What is your current role? Tell us a bit about your line of research
I am currently a postdoctoral fellow at the National Institute of Neurological Disorders and Stroke (NINDS), a part of the National Institutes of Health (NIH) in Bethesda, MD. My research focuses on the molecular mechanisms of autophagy as an intracellular route for pathogen defense and innate immunity. My current project aims to understand how activation of the STING pathway induces a unique form of lipidation that may mediate cell autonomous antiviral defense.
What are you excited about in science communication?
I am very excited about the progress we are making as a scientific community to achieve open access to our research world-wide. With this, I am also excited about the ongoing critical examination of the publication system and whether the current processes we use to disseminate our research are still effective in modern day for scientific progress. There are many initiatives now asking important questions and actually innovating feasible solutions to improve the way we share our research, such as through preprinting and open and collaborative peer review. As an early career researcher, this mass movement we are currently seeing very much encourages me that we will soon break through some critical barriers and achieve a more fair and open system for scientific communication.
Why did you choose to participate in the ASAPbio Fellows program?
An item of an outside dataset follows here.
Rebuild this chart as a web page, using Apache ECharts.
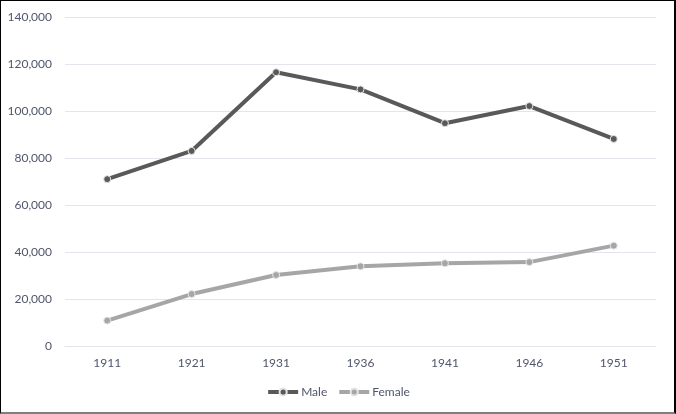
<!DOCTYPE html>
<html>
<head>
<meta charset="utf-8">
<script src="https://cdn.jsdelivr.net/npm/echarts@6/dist/echarts.min.js"></script>
<style>
  html, body { margin: 0; padding: 0; background: #fff; }
  #wrap { position: relative; width: 676px; height: 414px; }
  #main { width: 676px; height: 414px; }
  #frame {
    position: absolute; left: 0; top: 0; width: 676px; height: 414px;
    box-sizing: border-box; pointer-events: none;
    border-top: 1px solid #000; border-left: 1px solid #000;
    border-right: 2px solid #000; border-bottom: 2px solid #7f7f7f;
  }
</style>
</head>
<body>
<div id="wrap">
  <div id="main"></div>
  <div id="frame"></div>
</div>
<script>
// census years
var years = ["1911", "1921", "1931", "1936", "1941", "1946", "1951"];
// values
var male = [71000, 83000, 116500, 109200, 94800, 102100, 88100];
var female = [10800, 22100, 30200, 33900, 35200, 35700, 42700];

var textColor = "#50566a";
var font = "Lato, 'Liberation Sans', sans-serif";

var myChart = echarts.init(document.getElementById("main"));
myChart.setOption({
  animation: false,
  textStyle: { fontFamily: font },
  grid: { left: 65, right: 20, top: 17, bottom: 68, containLabel: false },
  legend: {
    bottom: 11,
    left: "center",
    itemWidth: 30,
    itemHeight: 9,
    itemGap: 10,
    lineStyle: { width: 4 },
    textStyle: { color: textColor, fontSize: 12, fontFamily: font, padding: [0, 0, 0, -2] },
    data: ["Male", "Female"]
  },
  xAxis: {
    type: "category",
    data: years,
    boundaryGap: true,
    axisLine: { show: true, lineStyle: { color: "#e3e4ec", width: 1 } },
    axisTick: { show: false },
    axisLabel: { color: textColor, fontSize: 12, margin: 11, fontFamily: font }
  },
  yAxis: {
    type: "value",
    min: 0,
    max: 140000,
    interval: 20000,
    axisLine: { show: false },
    axisTick: { show: false },
    axisLabel: {
      color: textColor,
      fontSize: 12,
      margin: 13,
      fontFamily: font,
      formatter: function (v) { return v.toLocaleString("en-US"); }
    },
    splitLine: { lineStyle: { color: "#e3e4ec", width: 1 } }
  },
  series: [
    {
      name: "Male",
      type: "line",
      data: male,
      symbol: "circle",
      symbolSize: 7,
      lineStyle: { color: "#595959", width: 4 },
      itemStyle: { color: "#595959", borderColor: "#e6e6e6", borderWidth: 1 }
    },
    {
      name: "Female",
      type: "line",
      data: female,
      symbol: "circle",
      symbolSize: 7,
      lineStyle: { color: "#a6a6a6", width: 4 },
      itemStyle: { color: "#a6a6a6", borderColor: "#e6e6e6", borderWidth: 1 }
    }
  ]
});
</script>
</body>
</html>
ASAPbio is one of the organizations that is making real progress in preprinting as a solution to the barriers of open access and timeliness in our current publication process. I was interested in joining the Fellows program to learn more about preprinting and be a part of a community that is actively working towards resolving systemic issues that are impeding scientific progress. I have already learned more about how the current publication system works, how preprinting can improve scientific communication, and how I can help to affect change and adoption of preprints at the local level. I am happy to now be a part of such an enthusiastic, thoughtful community dedicated to open science through the Fellows program.
Ask me about…
Cell biology, microscopes, philosophy, in general, and philosophy of science, continual progress in society and science, coffee beans, all types of music.